Mary Jo White, President Obama’s nominee to chair the Securities and Exchange Commission, today called for "appropriate" standards and regulations governing the conduct of broker-dealers and investment advisors when providing investment advice to retail customers.

In testimony before the Senate Banking Committee, White,, a former legal counsel to financial institutions and former U.S. Attorney for the Southern District of New York, said there should be a balance “when necessary” of the SEC’s missions to protect investors, maintain fair orderly and efficient markets, and facilitate capital formation.

As SEC chair, she said her highest priority would be to expeditiously finish the rule-making for the Dodd-Frank and Jumpstart Our Business Startups (JOBS) acts.
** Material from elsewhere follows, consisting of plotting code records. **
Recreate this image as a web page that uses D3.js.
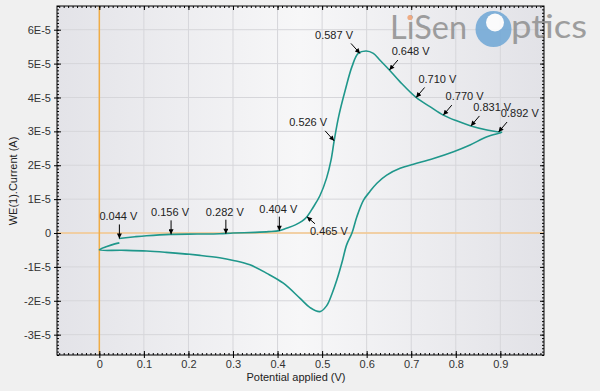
<!DOCTYPE html>
<html>
<head>
<meta charset="utf-8">
<script src="https://cdn.jsdelivr.net/npm/d3@7"></script>
<style>
  html, body { margin: 0; padding: 0; background: #f0f0f0; }
  svg { display: block; font-family: "Liberation Sans", Arial, sans-serif; }
</style>
</head>
<body>
<svg width="600" height="391"></svg>
<script>
// cyclic voltammogram, potential in V, current in units of 1E-5 A
const potential = [0.044, 0.08, 0.106, 0.16, 0.22, 0.27, 0.30, 0.35, 0.38, 0.404, 0.42, 0.44, 0.455, 0.466, 0.48, 0.495,
  0.51, 0.52, 0.527, 0.537, 0.552, 0.567, 0.581, 0.599, 0.615, 0.63, 0.651, 0.675, 0.711, 0.742, 0.772, 0.802, 0.834,
  0.87, 0.896, 0.903,
  0.87, 0.832, 0.795, 0.75, 0.705, 0.675, 0.645, 0.623, 0.607, 0.593, 0.578, 0.567, 0.555, 0.545, 0.533, 0.522, 0.51,
  0.495, 0.473, 0.45, 0.413, 0.376, 0.338, 0.301, 0.27, 0.226, 0.15, 0.106, 0.05, 0.0,
  0.017, 0.035, 0.045];
const current = [-0.16, -0.11, -0.08, -0.04, -0.03, -0.02, 0.0, 0.02, 0.04, 0.07, 0.14, 0.24, 0.35, 0.48, 0.76, 1.10,
  1.62, 2.15, 2.72, 3.43, 4.22, 4.91, 5.30, 5.37, 5.30, 5.10, 4.81, 4.46, 4.00, 3.73, 3.48, 3.31, 3.16,
  3.04, 2.98, 2.97,
  2.84, 2.60, 2.40, 2.20, 2.03, 1.91, 1.71, 1.47, 1.22, 0.97, 0.48, 0.0, -0.35, -0.85, -1.39, -1.80, -2.15,
  -2.32, -2.20, -1.92, -1.48, -1.19, -0.94, -0.81, -0.73, -0.66, -0.57, -0.53, -0.51, -0.50,
  -0.40, -0.32, -0.29];

// markers along the forward scan
const markLabels = ["0.044 V", "0.156 V", "0.282 V", "0.404 V", "0.465 V", "0.526 V", "0.587 V", "0.648 V", "0.710 V", "0.770 V", "0.831 V", "0.892 V"];
const markPotential = [0.045, 0.161, 0.284, 0.404, 0.466, 0.527, 0.585, 0.651, 0.711, 0.772, 0.834, 0.896];
const markCurrent = [-0.16, -0.04, -0.02, 0.07, 0.48, 2.72, 5.30, 4.81, 4.00, 3.48, 3.16, 2.98];

const xTicks = [0, 0.1, 0.2, 0.3, 0.4, 0.5, 0.6, 0.7, 0.8, 0.9];
const yTicks = [-3, -2, -1, 0, 1, 2, 3, 4, 5, 6];

const xTitle = "Potential applied (V)";
const yTitle = "WE(1).Current (A)";

// where each marker label sits relative to its arrow
const placement = ["down", "down", "down", "down", "downRight", "upLeft", "upLeft", "upRight", "upRight", "upRight", "upRight", "upRight"];
const place = {
  down:      { ax: 0,  ay: -14, tx: -20, ty: -18, anchor: "start" },
  downRight: { ax: 8,  ay: 7,   tx: 3,   ty: 18,  anchor: "start" },
  upLeft:    { ax: -9, ay: -10, tx: -7,  ty: -14.5, anchor: "end" },
  upRight:   { ax: 8.5, ay: -10, tx: 2.3, ty: -14.7, anchor: "start" }
};

const E5 = 1e-5;
const plotL = 57, plotR = 544, plotT = 6, plotB = 355;

const svg = d3.select("svg");

let x = d3.scaleLinear().domain([-0.095, 0.998]).range([plotL, plotR]);
let y = d3.scaleLinear().domain([-3.6 * E5, 6.7 * E5]).range([plotB, plotT]);

let defs = svg.append("defs");
let grad = defs.append("linearGradient").attr("id", "bg").attr("x1", 0).attr("x2", 1).attr("y1", 0).attr("y2", 0);
grad.append("stop").attr("offset", "0%").attr("stop-color", "#e3e3e8");
grad.append("stop").attr("offset", "50%").attr("stop-color", "#f7f7f8");
grad.append("stop").attr("offset", "100%").attr("stop-color", "#e2e2e7");

defs.append("marker")
  .attr("id", "arrow")
  .attr("viewBox", "0 0 10 10")
  .attr("refX", 10).attr("refY", 5)
  .attr("markerWidth", 6).attr("markerHeight", 5)
  .attr("markerUnits", "userSpaceOnUse")
  .attr("orient", "auto")
  .append("path")
  .attr("d", "M0,0 L10,5 L0,10 z")
  .attr("fill", "#000");

svg.append("rect")
  .attr("x", plotL).attr("y", plotT)
  .attr("width", plotR - plotL).attr("height", plotB - plotT)
  .attr("fill", "url(#bg)");

// grid
let grid = svg.append("g");
grid.selectAll(".gx").data(xTicks).enter().append("line")
  .attr("x1", d => x(d)).attr("x2", d => x(d))
  .attr("y1", plotT).attr("y2", plotB)
  .attr("stroke", "#d6d6da").attr("stroke-width", 1);
grid.selectAll(".gy").data(yTicks).enter().append("line")
  .attr("x1", plotL).attr("x2", plotR)
  .attr("y1", d => y(d * E5)).attr("y2", d => y(d * E5))
  .attr("stroke", "#d6d6da").attr("stroke-width", 1);

// zero lines
svg.append("line")
  .attr("x1", plotL).attr("x2", plotR)
  .attr("y1", y(0)).attr("y2", y(0))
  .attr("stroke", "#f6c98e").attr("stroke-width", 1.5);
svg.append("line")
  .attr("x1", x(0)).attr("x2", x(0))
  .attr("y1", plotT).attr("y2", plotB)
  .attr("stroke", "#f0ac45").attr("stroke-width", 1.5);

// tick helpers
let xMinor = d3.range(-9, 100).map(k => k / 100).filter(v => v >= -0.095 && v <= 0.998);
let yMinor = d3.range(-36, 68).map(k => k / 10 * E5);

function ticks(axis, tx, ty) {
  let g = svg.append("g").attr("transform", `translate(${tx},${ty})`).call(axis);
  g.select(".domain").remove();
  g.selectAll("line").attr("stroke", "#000");
  return g;
}

ticks(d3.axisBottom(x).tickValues(xMinor).tickSize(-2).tickFormat(""), 0, plotB);
ticks(d3.axisTop(x).tickValues(xMinor).tickSize(-2).tickFormat(""), 0, plotT);
ticks(d3.axisLeft(y).tickValues(yMinor).tickSize(-2).tickFormat(""), plotL, 0);
ticks(d3.axisRight(y).tickValues(yMinor).tickSize(-2).tickFormat(""), plotR, 0);

ticks(d3.axisBottom(x).tickValues(xTicks).tickSize(-4).tickFormat(""), 0, plotB);
ticks(d3.axisTop(x).tickValues(xTicks).tickSize(-4).tickFormat(""), 0, plotT);
ticks(d3.axisLeft(y).tickValues(yTicks.map(d => d * E5)).tickSize(-4).tickFormat(""), plotL, 0);
ticks(d3.axisRight(y).tickValues(yTicks.map(d => d * E5)).tickSize(-4).tickFormat(""), plotR, 0);

let xAxis = ticks(
  d3.axisBottom(x).tickValues(xTicks).tickSize(3).tickPadding(2)
    .tickFormat(d => d === 0 ? "0" : d3.format(".1f")(d)),
  0, plotB);
let yAxis = ticks(
  d3.axisLeft(y).tickValues(yTicks.map(d => d * E5)).tickSize(3).tickPadding(3)
    .tickFormat(d => Math.abs(d) < 1e-12 ? "0" : Math.round(d / E5) + "E-5"),
  plotL, 0);
[xAxis, yAxis].forEach(g => g.selectAll("text")
  .attr("font-family", "Liberation Sans, Arial, sans-serif")
  .attr("font-size", 11).attr("fill", "#333"));

// frame
svg.append("rect")
  .attr("x", plotL).attr("y", plotT)
  .attr("width", plotR - plotL).attr("height", plotB - plotT)
  .attr("fill", "none").attr("stroke", "#000").attr("stroke-width", 1);

// curve
let pts = potential.map((v, i) => [v, current[i] * E5]);
let line = d3.line()
  .x(d => x(d[0]))
  .y(d => y(d[1]))
  .curve(d3.curveCatmullRom.alpha(0.5));

svg.append("path")
  .datum(pts)
  .attr("d", line)
  .attr("fill", "none")
  .attr("stroke", "#1f978b")
  .attr("stroke-width", 1.6);

// markers
let marks = svg.append("g");
markLabels.forEach((label, i) => {
  let p = place[placement[i]];
  let px = x(markPotential[i]), py = y(markCurrent[i] * E5);
  marks.append("line")
    .attr("x1", px + p.ax).attr("y1", py + p.ay)
    .attr("x2", px).attr("y2", py)
    .attr("stroke", "#000").attr("stroke-width", 1)
    .attr("marker-end", "url(#arrow)");
  marks.append("text")
    .attr("x", px + p.tx).attr("y", py + p.ty)
    .attr("text-anchor", p.anchor)
    .attr("font-size", 11).attr("fill", "#222")
    .text(label);
});

// axis titles
svg.append("text")
  .attr("x", 296).attr("y", 381)
  .attr("text-anchor", "middle")
  .attr("font-size", 11).attr("fill", "#222")
  .text(xTitle);
svg.append("text")
  .attr("transform", "translate(16.5,181) rotate(-90)")
  .attr("text-anchor", "middle")
  .attr("font-size", 11).attr("fill", "#222")
  .text(yTitle);

// watermark logo
let logo = svg.append("g").attr("opacity", 0.85);
logo.append("text")
  .attr("x", 390).attr("y", 39)
  .attr("font-family", "Lato, 'Open Sans', sans-serif")
  .attr("font-size", 32).attr("fill", "#8f8f8f")
  .attr("textLength", 77).attr("lengthAdjust", "spacingAndGlyphs")
  .text("LiSen");
logo.append("circle").attr("cx", 410).attr("cy", 17.5).attr("r", 2.6).attr("fill", "#f0a070");
logo.append("circle").attr("cx", 493.5).attr("cy", 29).attr("r", 18).attr("fill", "#6fa7d6");
logo.append("circle").attr("cx", 495).attr("cy", 22.5).attr("r", 9).attr("fill", "#ffffff");
logo.append("text")
  .attr("x", 511).attr("y", 38)
  .attr("font-family", "Lato, 'Open Sans', sans-serif")
  .attr("font-size", 32).attr("fill", "#8f8f8f")
  .attr("textLength", 76).attr("lengthAdjust", "spacingAndGlyphs")
  .text("ptics");
</script>
</body>
</html>
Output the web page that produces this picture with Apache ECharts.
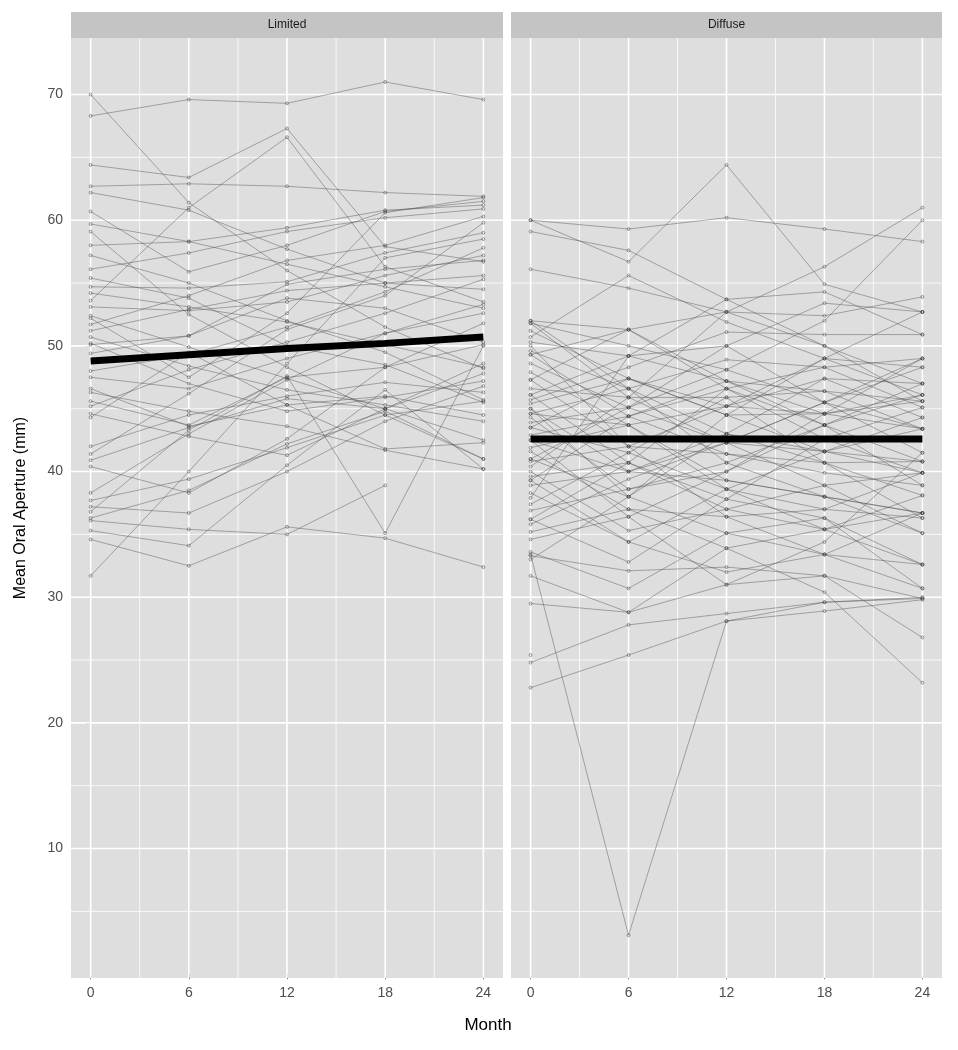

Because of her corporate work, critics on the left have questioned her commitment to go after violators. She said enforcement must be fair, but also bold and unrelenting.

“Proceeding aggressively against wrongdoers is not only the right thing to do, but it also will serve to deter the sharp and unlawful practices of others who must be made to think twice—and stop in their tracks—rather than risk discovery, pursuit, and punishment by the SEC.,” she said.

When pressed by Sen. Sherrod Brown (D-Ohio) on whether she agrees with Attorney General Eric Holder, who recently said some financial institutions are “too big to jail,” White said the Justice Department does consider the consequences for employees, shareholders and the public when deciding whether to file criminal charges against an institution.

At the SEC, she said, there is not a financial company that is too big to be subject to civil charges, but the regulator considers collateral consequences in its remedies.

On money market mutual funds, she said new regulations should not hurt the value of the investment product. White said she would like the rule-making on the funds come from the SEC rather than the Financial Stability Oversight Council, which is proposing recommendations.